When LaSalle basketball last made an impact in March Madness, the Explorers made the 2013 Sweet 16 and the city of Philadelphia did not feel the same kind of basketball electricity again until Villanova won the national championship this season.
With the addition of Arizona State graduate transfer Savon Goodman on Saturday morning, LaSalle probably cemented itself for a deep trip into the 2017 postseason. Head coach John Giannini already had a stockpile of nuclear warheads in high-profile transfers who had to sit out a year ago and a solid nucleus of returning players as well.
While LaSalle probably will not be playing Villanova in an all-Philly national championship game, they could conceivably make another Sweet 16 run again with these weapons. At the very least, the addition of Goodman makes the Explorers the prohibitive favorite to unseat another Philadelphia school, St. Joseph’s, as the Atlantic 10 champion.

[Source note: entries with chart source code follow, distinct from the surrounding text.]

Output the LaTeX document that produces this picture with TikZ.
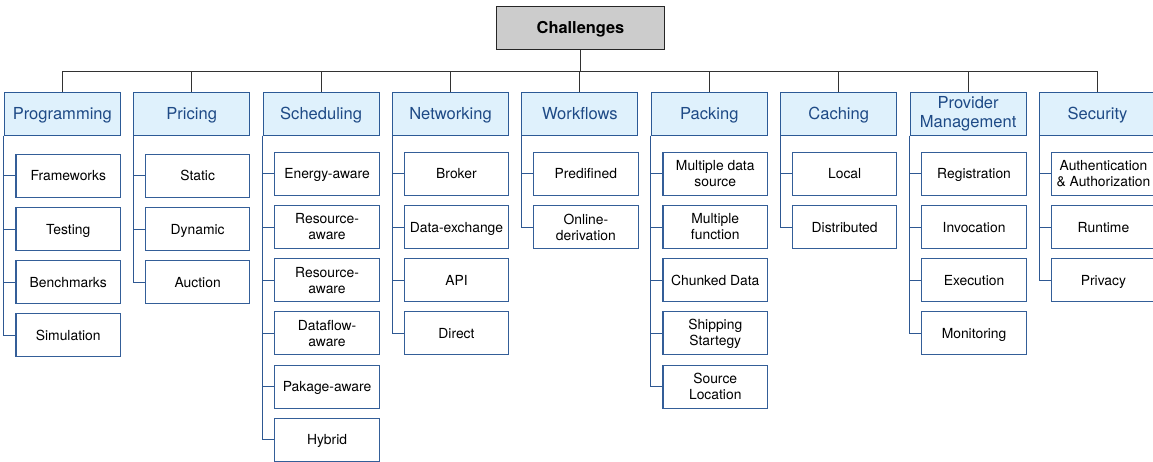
\documentclass[tikz,border=0pt]{standalone}
\usepackage{fontspec}
\setmainfont{TeX Gyre Heros}
\definecolor{catfill}{RGB}{223,241,252}
\definecolor{catdraw}{RGB}{44,90,150}
\definecolor{cattext}{RGB}{30,74,134}
\definecolor{leafdraw}{RGB}{52,94,152}
\definecolor{treeline}{RGB}{46,88,146}
\definecolor{rootfill}{RGB}{204,204,204}
\definecolor{topline}{RGB}{50,50,50}
\tikzset{
  catbox/.style={draw=catdraw, fill=catfill, text=cattext, line width=0.8pt,
    minimum width=87pt, minimum height=32.25pt, inner sep=0pt, align=center,
    font=\fontsize{12.4}{14.8}\selectfont, text height=8.9pt, text depth=0pt},
  leafbox/.style={draw=leafdraw, fill=white, text=black, line width=0.8pt,
    minimum width=78.4pt, minimum height=32.25pt, inner sep=0pt, align=center,
    font=\fontsize{10.4}{12}\selectfont, text height=7.5pt, text depth=0pt},
  twoline/.style={text height={}, text depth={}},
  rootbox/.style={draw=black!85, fill=rootfill, line width=0.8pt,
    minimum width=125.7pt, minimum height=32pt, inner sep=0pt,
    font=\fontsize{12.3}{14}\selectfont\bfseries, text height=8.9pt, text depth=0pt},
  topconn/.style={draw=topline, line width=0.7pt},
  treeconn/.style={draw=treeline, line width=0.7pt},
}
\begin{document}
\begin{tikzpicture}[x=0.75pt,y=-0.75pt]
\useasboundingbox[fill=white] (0,0) rectangle (1153,461);
% root
\node[rootbox] (root) at (580.5,28) {Challenges};
\coordinate (bus) at (580.5,71);
% categories
\node[catbox] (c0) at (62.3,113.8) {Programming};
\node[catbox] (c1) at (191.7,113.8) {Pricing};
\node[catbox] (c2) at (321.1,113.8) {Scheduling};
\node[catbox] (c3) at (450.5,113.8) {Networking};
\node[catbox] (c4) at (579.9,113.8) {Workflows};
\node[catbox] (c5) at (709.3,113.8) {Packing};
\node[catbox] (c6) at (838.7,113.8) {Caching};
\node[catbox,twoline] (c7) at (968.1,113.8) {Provider\\Management};
\node[catbox] (c8) at (1097.5,113.8) {Security};
% top connectors
\draw[topconn] (root.south) -- (bus);
\draw[topconn] (c0.north |- bus) -- (c8.north |- bus);
\foreach \c in {c0,c1,c2,c3,c4,c5,c6,c7,c8}
  \draw[topconn] (\c.north |- bus) -- (\c.north);
% Programming
\node[leafbox] (l00) at (68.25,175.8) {Frameworks};
\node[leafbox] (l01) at (68.25,229.0) {Testing};
\node[leafbox] (l02) at (68.25,282.2) {Benchmarks};
\node[leafbox] (l03) at (68.25,335.4) {Simulation};
% Pricing
\node[leafbox] (l10) at (197.65,175.8) {Static};
\node[leafbox] (l11) at (197.65,229.0) {Dynamic};
\node[leafbox] (l12) at (197.65,282.2) {Auction};
% Scheduling
\node[leafbox] (l20) at (327.05,173.8) {Energy-aware};
\node[leafbox,twoline] (l21) at (327.05,227.0) {Resource-\\aware};
\node[leafbox,twoline] (l22) at (327.05,280.2) {Resource-\\aware};
\node[leafbox,twoline] (l23) at (327.05,333.4) {Dataflow-\\aware};
\node[leafbox] (l24) at (327.05,386.6) {Pakage-aware};
\node[leafbox] (l25) at (327.05,439.8) {Hybrid};
% Networking
\node[leafbox] (l30) at (456.45,173.8) {Broker};
\node[leafbox] (l31) at (456.45,227.0) {Data-exchange};
\node[leafbox] (l32) at (456.45,280.2) {API};
\node[leafbox] (l33) at (456.45,333.4) {Direct};
% Workflows
\node[leafbox] (l40) at (585.85,173.8) {Predifined};
\node[leafbox,twoline] (l41) at (585.85,227.0) {Online-\\derivation};
% Packing
\node[leafbox,twoline] (l50) at (715.25,173.8) {Multiple data\\source};
\node[leafbox,twoline] (l51) at (715.25,227.0) {Multiple\\function};
\node[leafbox] (l52) at (715.25,280.2) {Chunked Data};
\node[leafbox,twoline] (l53) at (715.25,333.4) {Shipping\\Startegy};
\node[leafbox,twoline] (l54) at (715.25,386.6) {Source\\Location};
% Caching
\node[leafbox] (l60) at (844.65,173.8) {Local};
\node[leafbox] (l61) at (844.65,227.0) {Distributed};
% Provider Management
\node[leafbox] (l70) at (974.05,173.8) {Registration};
\node[leafbox] (l71) at (974.05,227.0) {Invocation};
\node[leafbox] (l72) at (974.05,280.2) {Execution};
\node[leafbox] (l73) at (974.05,333.4) {Monitoring};
% Security
\node[leafbox,twoline] (l80) at (1103.45,173.8) {Authentication\\\&~Authorization};
\node[leafbox] (l81) at (1103.45,227.0) {Runtime};
\node[leafbox] (l82) at (1103.45,280.2) {Privacy};
% tree connectors
\foreach \c/\leaves in {c0/{l00,l01,l02,l03}, c1/{l10,l11,l12},
    c2/{l20,l21,l22,l23,l24,l25}, c3/{l30,l31,l32,l33}, c4/{l40,l41},
    c5/{l50,l51,l52,l53,l54}, c6/{l60,l61}, c7/{l70,l71,l72,l73},
    c8/{l80,l81,l82}}
  \foreach \l in \leaves
    \draw[treeconn] (\c.south west) |- (\l.west);
\end{tikzpicture}
\end{document}
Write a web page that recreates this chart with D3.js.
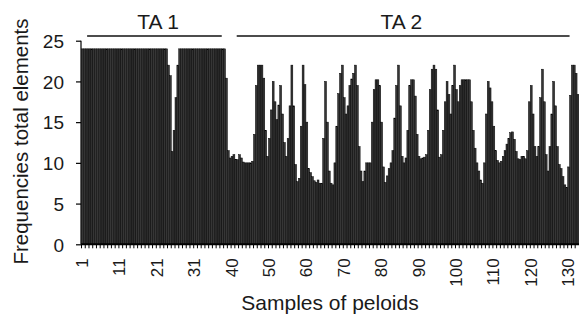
<!DOCTYPE html>
<html><head><meta charset="utf-8">
<script src="https://cdn.jsdelivr.net/npm/d3@7"></script>
<style>
body{margin:0;background:#fff;}
svg{display:block;}
text{font-family:"Liberation Sans",Arial,Helvetica,sans-serif;fill:#1a1a1a;}
</style>
</head><body>
<svg id="chart" width="579" height="316"></svg>
<script>
// ---- data ----
const samples = d3.range(1, 134); // 133 samples of peloids
const seriesA = [24,24,24,24,24,24,24,24,24,24, 24,24,24,24,24,24,24,24,24,24, 24,24,24,22,11.4,18,24,24,24,24,
  24,24,24,24,24,24,24,24,24,11.5, 10.8,10.4,11,10.1,10,10,13.5,22,22,14,
  13,20,15.3,19.5,12.5,13,22,9.8,8.1,22, 15,8.8,7.8,7.9,7.5,20,9,7.3,14.5,21,
  18,17,20.3,22,12,7.7,10,10,19,20.2, 15,7.6,9.3,11.5,19.5,17,10,14,20.2,18.2,
  10.8,10.6,11,19,22,16.5,11,17.5,18.4,19.5, 19,19.5,20.2,20.2,17.5,11.8,9,7.5,16,19.2,
  14.5,10.3,10.2,11.5,13,13.8,11.4,10.4,10.8,11.5, 19.5,12,12,21.5,11,12,20,12,9.3,7.3,
  9.5,22,21];
const seriesB = [24,24,24,24,24,24,24,24,24,24, 24,24,24,24,24,24,24,24,24,24, 24,24,24,20.7,14,22,24,24,24,24,
  24,24,24,24,24,24,24,24,20.4,10.6, 11,10.4,10.6,10,10,10.2,19.5,22,20.4,10.8,
  16.5,17.5,17.1,16,10.8,17,17,7.7,14.5,19.6, 9.3,8.3,7.6,7.5,13,15,7.5,10,18.5,22,
  16,19.5,21,19.5,9,9,10,15,20.2,19.5, 9.5,8.4,10,15.5,22,10.8,10.6,19.5,20.2,13.5,
  10.5,10.7,14,21.5,21.5,10.7,14,20,16,22, 17.5,20.2,20.2,20.2,14,10,7.9,10,20,17.5,
  11.5,10,10.8,12.3,13.7,12.9,10.5,10.8,10.5,17.5, 16,10.8,18,17.5,9,16,17,9.8,8.3,7,
  18.3,22,18.4];
const seriesNames = ["A", "B"];
const xTickLabels = ["1","11","21","31","40","50","60","70","80","90","100","110","120","130"];
const yTickValues = [0, 5, 10, 15, 20, 25];
const groupLabels = ["TA 1", "TA 2"];
const groupFirst = [2, 42];
const groupLast = [38, 131];
const groupLabelAt = [21, 86];

(function () {
  const svg = d3.select("#chart");
  const mLeft = 81.5, mTop = 40.7, mBottom = 244.3, W = 579;
  const bw = 3.74;
  const x = d3.scaleBand().domain(samples).range([mLeft, mLeft + samples.length * bw]).padding(0);
  const xs = d3.scaleBand().domain(seriesNames).range([0, x.bandwidth()]).padding(0);
  const y = d3.scaleLinear().domain([0, 25]).range([mBottom, mTop]);

  const rows = samples.map((s, i) => ({s, vals: [seriesA[i], seriesB[i]]}));

  const g = svg.append("g");
  rows.forEach(r => {
    r.vals.forEach((v, k) => {
      g.append("rect")
        .attr("x", x(r.s) + xs(seriesNames[k]))
        .attr("y", y(v))
        .attr("width", xs.bandwidth())
        .attr("height", y(0) - y(v))
        .attr("fill", "#363636")
        .attr("stroke", "#000")
        .attr("stroke-width", 0.5);
    });
  });

  // y axis
  const yAxis = svg.append("g").attr("transform", `translate(${mLeft - 0.5},0)`)
    .call(d3.axisLeft(y).tickValues(yTickValues).tickSize(5).tickPadding(12).tickFormat(d3.format("d")));
  yAxis.select(".domain").attr("stroke", "#000").attr("stroke-width", 1.2).attr("d", `M0,${mBottom}V${mTop}`);
  yAxis.selectAll(".tick line").attr("stroke", "#000").attr("stroke-width", 1.2);
  yAxis.selectAll(".tick text").style("font-size", "19px").attr("fill", "#1a1a1a").attr("dy", "0.36em");

  // x axis
  const labelled = samples.filter((s, i) => i % 10 === 0);
  const xAxis = svg.append("g").attr("transform", `translate(0,${mBottom})`)
    .call(d3.axisBottom(x).tickValues(samples).tickSize(4).tickFormat(s => {
      const k = labelled.indexOf(s);
      return k >= 0 ? xTickLabels[k] : "";
    }));
  xAxis.select(".domain").attr("stroke", "#000").attr("stroke-width", 2).attr("d", `M${mLeft - 0.5},0H${W}`);
  xAxis.selectAll(".tick line").attr("stroke", "#000").attr("stroke-width", 1).attr("transform", `translate(${-x.bandwidth()/2},0)`);
  xAxis.selectAll(".tick text")
    .style("font-size", "17px").attr("fill", "#1a1a1a")
    .attr("transform", "rotate(-90)")
    .attr("x", -14).attr("y", -1.5).attr("dy", "0.36em")
    .style("text-anchor", "end");

  // group brackets
  groupLabels.forEach((lab, i) => {
    const x0 = x(groupFirst[i]) + x.bandwidth() / 2;
    const x1 = x(groupLast[i]) + x.bandwidth() / 2;
    svg.append("line").attr("x1", x0).attr("x2", x1).attr("y1", 36).attr("y2", 36)
      .attr("stroke", "#111").attr("stroke-width", 1.4);
    svg.append("text").attr("x", x(groupLabelAt[i]) + x.bandwidth() / 2).attr("y", 28.5)
      .attr("text-anchor", "middle").style("font-size", "21px").text(lab);
  });

  // axis titles
  svg.append("text").attr("x", 330).attr("y", 310)
    .attr("text-anchor", "middle").style("font-size", "21px").text("Samples of peloids");
  svg.append("text").attr("transform", "translate(28,141.5) rotate(-90)")
    .attr("text-anchor", "middle").style("font-size", "20.5px").text("Frequencies total elements");
})();
</script>
</body></html>
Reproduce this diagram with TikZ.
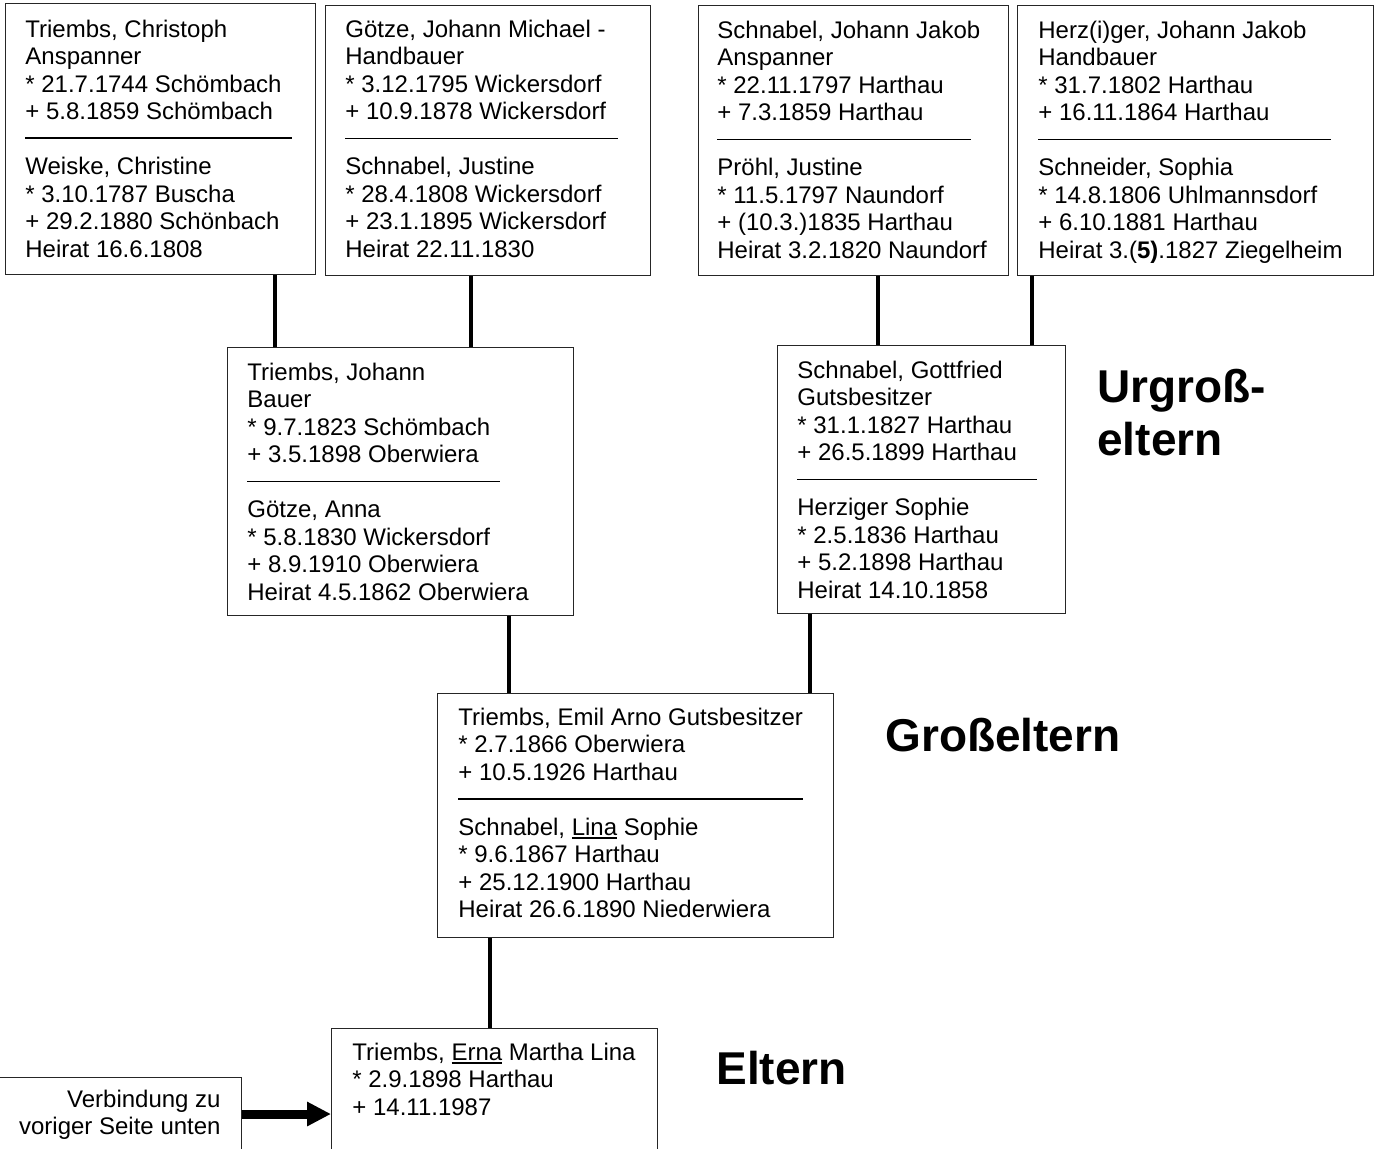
\documentclass[tikz,border=0pt]{standalone}
\usepackage{fontspec}
\setmainfont{Liberation Sans}
\usetikzlibrary{arrows.meta}
\newcommand{\sepl}[1]{\rule[4.05pt]{#1}{0.9pt}}
\newcommand{\fst}{\rule{0pt}{10pt}}
\newcommand{\ulword}[1]{\setbox0\hbox{#1}\rlap{\rule[-1.6pt]{\wd0}{0.75pt}}\box0\relax}
\begin{document}
\begin{tikzpicture}[x=0.5pt,y=-0.5pt,
  box/.style={draw=black!85,line width=0.7pt,rectangle,inner sep=0pt,anchor=north west},
  txt/.style={inner sep=0pt,anchor=north west,align=left,font=\fontsize{12pt}{13.75pt}\selectfont},
  txtr/.style={inner sep=0pt,anchor=north east,align=right,font=\fontsize{12pt}{13.75pt}\selectfont},
  conn/.style={line width=2pt,black},
  arr/.style={line width=4.5pt,black,-{Triangle[length=12pt,width=11.5pt]}},
  bigl/.style={inner sep=0pt,font=\fontsize{23pt}{26.5pt}\selectfont\bfseries}]
\useasboundingbox (0,0) rectangle (1381,1148);
\fill[white] (0,0) rectangle (1381,1148);

% boxes
\node[box,minimum width=155pt,minimum height=135.5pt] (A) at (5,3) {};
\node[box,minimum width=162.5pt,minimum height=135pt] (B) at (325,5) {};
\node[box,minimum width=155pt,minimum height=135pt] (C) at (698,5) {};
\node[box,minimum width=178pt,minimum height=135pt] (D) at (1017,5) {};
\node[box,minimum width=173pt,minimum height=134pt] (E) at (227,347) {};
\node[box,minimum width=144pt,minimum height=134pt] (F) at (777,345) {};
\node[box,minimum width=198pt,minimum height=122pt] (G) at (437,693) {};
\node[box,minimum width=163pt,minimum height=71pt] (H) at (331,1028) {};
\node[box,minimum width=130.5pt,minimum height=46.5pt] (I) at (-20,1077) {};

% texts
\node[txt] (At) at (25,16.7) {\fst Triembs, Christoph\\Anspanner\\* 21.7.1744 Schömbach\\+ 5.8.1859 Schömbach\\\sepl{133.5pt}\\Weiske, Christine\\* 3.10.1787 Buscha\\+ 29.2.1880 Schönbach\\Heirat 16.6.1808};
\node[txt] (Bt) at (345,17) {\fst Götze, Johann Michael -\\Handbauer\\* 3.12.1795 Wickersdorf\\+ 10.9.1878 Wickersdorf\\\sepl{136.5pt}\\Schnabel, Justine\\* 28.4.1808 Wickersdorf\\+ 23.1.1895 Wickersdorf\\Heirat 22.11.1830};
\node[txt] (Ct) at (717,18) {\fst Schnabel, Johann Jakob\\Anspanner\\* 22.11.1797 Harthau\\+ 7.3.1859 Harthau\\\sepl{127pt}\\Pröhl, Justine\\* 11.5.1797 Naundorf\\+ (10.3.)1835 Harthau\\Heirat 3.2.1820 Naundorf};
\node[txt] (Dt) at (1038,18) {\fst Herz(i)ger, Johann Jakob\\Handbauer\\* 31.7.1802 Harthau\\+ 16.11.1864 Harthau\\\sepl{146.5pt}\\Schneider, Sophia\\* 14.8.1806 Uhlmannsdorf\\+ 6.10.1881 Harthau\\Heirat 3.(\textbf{5)}.1827 Ziegelheim};
\node[txt] (Et) at (247,360) {\fst Triembs, Johann\\Bauer\\* 9.7.1823 Schömbach\\+ 3.5.1898 Oberwiera\\\sepl{126.5pt}\\Götze, Anna\\* 5.8.1830 Wickersdorf\\+ 8.9.1910 Oberwiera\\Heirat 4.5.1862 Oberwiera};
\node[txt] (Ft) at (797,358) {\fst Schnabel, Gottfried\\Gutsbesitzer\\* 31.1.1827 Harthau\\+ 26.5.1899 Harthau\\\sepl{120pt}\\Herziger Sophie\\* 2.5.1836 Harthau\\+ 5.2.1898 Harthau\\Heirat 14.10.1858};
\node[txt] (Gt) at (458,705) {\fst Triembs, Emil Arno Gutsbesitzer\\* 2.7.1866 Oberwiera\\+ 10.5.1926 Harthau\\\sepl{172.5pt}\\Schnabel, \ulword{Lina} Sophie\\* 9.6.1867 Harthau\\+ 25.12.1900 Harthau\\Heirat 26.6.1890 Niederwiera};
\node[txt] (Ht) at (352,1040) {\fst Triembs, \ulword{Erna} Martha Lina\\* 2.9.1898 Harthau\\+ 14.11.1987};
\node[txtr] (It) at (221,1087) {\fst Verbindung zu\\voriger Seite unten};

% generation labels
\node[bigl,anchor=north west,align=left] (L1) at (1097,366) {\rule{0pt}{18pt}Urgroß-\\eltern};
\node[bigl,anchor=base west] (L2) at (885,751) {Großeltern};
\node[bigl,anchor=base west] (L3) at (716,1084) {Eltern};

% connector positions
\coordinate (xAE) at (275,0);
\coordinate (xBE) at (471,0);
\coordinate (xCF) at (878,0);
\coordinate (xDF) at (1032,0);
\coordinate (xEG) at (509,0);
\coordinate (xFG) at (810,0);
\coordinate (xGH) at (490,0);
\coordinate (yIH) at (0,1114);

\draw[conn] (A.south -| xAE) -- (E.north -| xAE);
\draw[conn] (B.south -| xBE) -- (E.north -| xBE);
\draw[conn] (C.south -| xCF) -- (F.north -| xCF);
\draw[conn] (D.south -| xDF) -- (F.north -| xDF);
\draw[conn] (E.south -| xEG) -- (G.north -| xEG);
\draw[conn] (F.south -| xFG) -- (G.north -| xFG);
\draw[conn] (G.south -| xGH) -- (H.north -| xGH);
\draw[arr] (I.east |- yIH) -- (H.west |- yIH);
\end{tikzpicture}
\end{document}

Returning is leading scorer and 6-foot-5 wing guard Jordan Price (19.2 points per game, 5.5 rebounds), Cleon Roberts (12.9 points), Johnnie Shuler (9.6 points) and Tony Washington (7.7 points, 7.4 rebounds). All four had to play nearly 40 minutes a game because there were only seven scholarship players on the team. As a result, the depleted Explorers finished 9-22. The Explorers had three players who had to sit out a year before becoming eligible in transfers 6-foot-7 forward B.J. Johnson (Syracuse), 6-foot-1 point guard Pookie Powell (Memphis) and 6-foot-9 center Demetrius Henry (South Carolina). What those three had in common is they were all ranked in the national top 100 recruits coming out of high school.
Now add a 6-foot-6 forward like Goodman, another national top 100 high school recruit, to that mix and the Explorers could be by far the most talented team in the A-10. Goodman was a starter at ASU and averaged 9.9 points per game in the tough Pac-12. His 6.4 rebounds a game led the Sun Devils last season.
This team has Sweet 16 written all over it and, at the very least, should make basketball fun to watch at LaSalle again.